As the morning sun rises, it begins to make things clearer and encourages us to look a little closer. The shape and lines of tree trunks and limbs and the texture of their bark come into focus. We can start to make out the vines wrapped around plants, sometimes cutting into the trees and shrubs, impeding their growth. Or the thickets around young trees, protecting the saplings and occasionally overtaking them. And in the winter and early spring, we can find the nests built by birds, squirrels, or hornets that are hidden from us in the summer and fall.
I sometimes think of coaching like the morning light; a welcoming invitation to look more closely and to see things as they are. No judgement, just a new awareness and a chance to investigate and explore what’s there.
At BEC, we draw on Gestalt principles and practices in our coaching to help clients bring awareness of themselves to light.

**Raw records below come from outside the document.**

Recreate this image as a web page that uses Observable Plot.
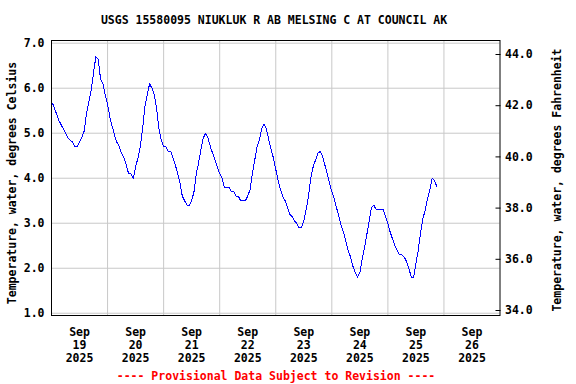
<!DOCTYPE html>
<html>
<head>
<meta charset="utf-8">
<script src="https://cdn.jsdelivr.net/npm/d3@7"></script>
<script src="https://cdn.jsdelivr.net/npm/@observablehq/plot@0.6"></script>
<style>
  html, body { margin: 0; padding: 0; background: #fff; }
  #wrap { position: relative; width: 576px; height: 384px; font-family: "DejaVu Sans Mono", monospace; font-weight: bold; font-size: 11.5px; }
  #wrap svg { position: absolute; left: 0; top: 0; }
  .lbl { position: absolute; white-space: nowrap; line-height: 14px; }
</style>
</head>
<body>
<div id="wrap"></div>
<script>
// ---- data (hourly readings from Sep 19 2025 00:00) ----
const startTime = "2025-09-19T00:00:00Z";
const tempC = [
  5.7,5.6,5.45,5.3,5.2,5.1,5.0,4.9,4.85,4.8,
  4.7,4.7,4.8,4.9,5.05,5.45,5.7,5.95,6.35,6.7,
  6.65,6.2,6.1,5.85,5.65,5.35,5.15,4.95,4.8,4.7,
  4.55,4.45,4.3,4.1,4.1,4.0,4.25,4.45,4.7,5.1,
  5.6,5.85,6.1,6.0,5.85,5.55,5.1,4.85,4.7,4.7,
  4.6,4.6,4.45,4.3,4.1,3.9,3.6,3.5,3.4,3.4,
  3.5,3.7,4.1,4.35,4.65,4.9,5.0,4.9,4.7,4.55,
  4.4,4.25,4.1,4.0,3.8,3.8,3.8,3.7,3.7,3.6,
  3.6,3.5,3.5,3.5,3.6,3.75,4.1,4.4,4.7,4.85,
  5.1,5.2,5.1,4.85,4.65,4.45,4.2,3.95,3.75,3.6,
  3.5,3.35,3.2,3.15,3.05,3.0,2.9,2.9,3.05,3.3,
  3.6,4.0,4.25,4.4,4.55,4.6,4.5,4.3,4.1,3.9,
  3.7,3.55,3.35,3.15,2.95,2.8,2.6,2.4,2.25,2.05,
  1.9,1.8,1.9,2.2,2.45,2.75,3.05,3.35,3.4,3.3,
  3.3,3.3,3.3,3.15,3.0,2.8,2.65,2.5,2.4,2.3,
  2.3,2.25,2.15,2.0,1.8,1.8,2.1,2.4,2.8,3.1,
  3.3,3.55,3.75,4.0,3.95,3.8
];
const celsiusTicks = [1, 2, 3, 4, 5, 6, 7];
const fahrenheitTicks = [34, 36, 38, 40, 42, 44];
const dayStarts = ["2025-09-19","2025-09-20","2025-09-21","2025-09-22","2025-09-23","2025-09-24","2025-09-25","2025-09-26","2025-09-27"];
const dayLabelNoons = ["2025-09-19T12:00Z","2025-09-20T12:00Z","2025-09-21T12:00Z","2025-09-22T12:00Z","2025-09-23T12:00Z","2025-09-24T12:00Z","2025-09-25T12:00Z","2025-09-26T12:00Z"];
const titleText = "USGS 15580095 NIUKLUK R AB MELSING C AT COUNCIL AK";
const leftLabel = "Temperature, water, degrees Celsius";
const rightLabel = "Temperature, water, degrees Fahrenheit";
const noteText = "---- Provisional Data Subject to Revision ----";

const t0 = Date.parse(startTime);
const data = tempC.map((v, i) => ({time: new Date(t0 + i * 3600e3), value: v}));
const gridDays = dayStarts.map(d => new Date(d + "T00:00Z"));
const labelDays = dayLabelNoons.map(d => new Date(d));
const fmt = d3.utcFormat("%b\n%d\n%Y");

const W = 576, H = 384;
const M = {top: 40, right: 76.5, bottom: 69, left: 51};
const font = {fontFamily: "DejaVu Sans Mono", fontSize: "11.5px", fontWeight: "bold", color: "black", background: "transparent"};

const main = Plot.plot({
  width: W, height: H,
  marginTop: M.top, marginRight: M.right, marginBottom: M.bottom, marginLeft: M.left,
  style: font,
  x: {type: "utc", domain: [gridDays[0], gridDays[gridDays.length - 1]]},
  y: {domain: [0.95, 7.06]},
  marks: [
    Plot.gridX(gridDays.slice(1, -1), {stroke: "#c8c8c8", strokeOpacity: 1}),
    Plot.gridY(celsiusTicks, {stroke: "#c8c8c8", strokeOpacity: 1}),
    Plot.line(data, {x: "time", y: "value", stroke: "#0000ff", strokeWidth: 1, shapeRendering: "crispEdges"}),
    Plot.frame({stroke: "black", strokeWidth: 1}),
    Plot.axisY(celsiusTicks, {anchor: "left", tickSize: 0, tickPadding: 7, tickFormat: d => d.toFixed(1), label: null}),
    Plot.axisX(labelDays, {anchor: "bottom", tickSize: 0, tickPadding: 11, tickFormat: fmt, lineHeight: 1.13, label: null})
  ]
});

const right = Plot.plot({
  width: W, height: H,
  marginTop: M.top, marginRight: M.right, marginBottom: M.bottom, marginLeft: M.left,
  style: font,
  y: {domain: [33.805, 44.547]},
  marks: [
    Plot.axisY(fahrenheitTicks, {anchor: "right", tickSize: 5, dx: -5, tickFormat: () => "", label: null, stroke: "black"}),
    Plot.axisY(fahrenheitTicks, {anchor: "right", tickSize: 0, tickPadding: 5, tickFormat: d => d.toFixed(1), label: null})
  ]
});

const wrap = document.getElementById("wrap");
wrap.appendChild(main);
wrap.appendChild(right);

function addLabel(text, cx, cy, rotate, color) {
  const el = document.createElement("div");
  el.className = "lbl";
  el.textContent = text;
  el.style.left = cx + "px";
  el.style.top = cy + "px";
  el.style.color = color || "black";
  el.style.transform = "translate(-50%,-50%)" + (rotate ? " rotate(-90deg)" : "");
  wrap.appendChild(el);
}
addLabel(titleText, 274, 19.5, false);
addLabel(leftLabel, 11.5, 183, true);
addLabel(rightLabel, 557, 180, true);
addLabel(noteText, 276, 376, false, "#ff0000");
</script>
</body>
</html>
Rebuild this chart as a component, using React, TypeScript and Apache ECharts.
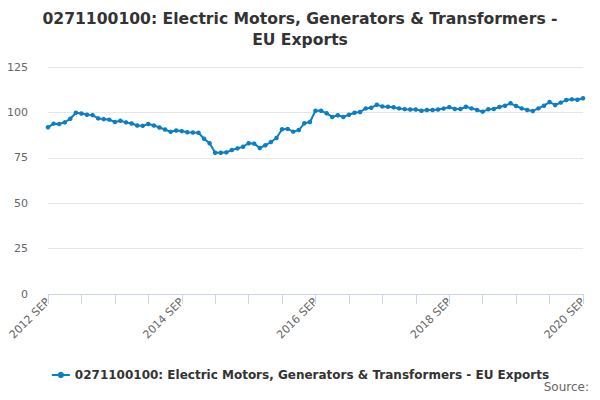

For example, we look at well-developed and less-developed skills; which skills do you use the most – many of which have helped you to grow and thrive – and what are some of the other skills you could develop to help take pressure off of those well-used roots and limbs.
Polarities—the opposites that exist in our lives and around us—can help to make meaning of a given situation or action. We all possess light and dark, good and bad, masculine and feminine qualities. Coaching helps to explore those polarities and to see that they are often a continuum of behaviors and characteristics we can draw on at different times, like a tree that looks straight and strong but bends and sways in the strong wind to keep from breaking.
We might also investigate the idea of multiple realities; our own and other’s perspectives and views of our environment and circumstances, which can sometimes help us stay “safe” in a diverse environment or one of competing interests. Taking the time to understand not only the other person’s perspective and where it came from but our own can help us grow within the environment. Through this kind of inquiry, you might find that the stories or assumptions you tell yourself are holding you back like the vines wrapped tightly around trees.
Identifying and making visible the cycle of experience in your business and team can help you as a leader make meaning of the work you do and how you do it with the people you lead. Is each part of the cycle of experience getting the time in the sun it needs for the work and team to grow and thrive?
Through appreciative inquiry, we can identify and explore situations and relationships in your work and life that are helping you grow and bring a sense of satisfaction—the things you want more of—as well as those things that are holding you back or putting unwanted pressure on you, like two trees growing together, they can have a synergistic relationship or perhaps one demands too much of the resources.
And with an optimistic stance, we are always excited to see the buds and new growth that develop over time. Just like the sun rising or the trees blooming, awareness isn’t built and growth doesn’t happen all at once. It takes time, and it is a cyclical process that continues as long as we are willing to be curious about what is showing up.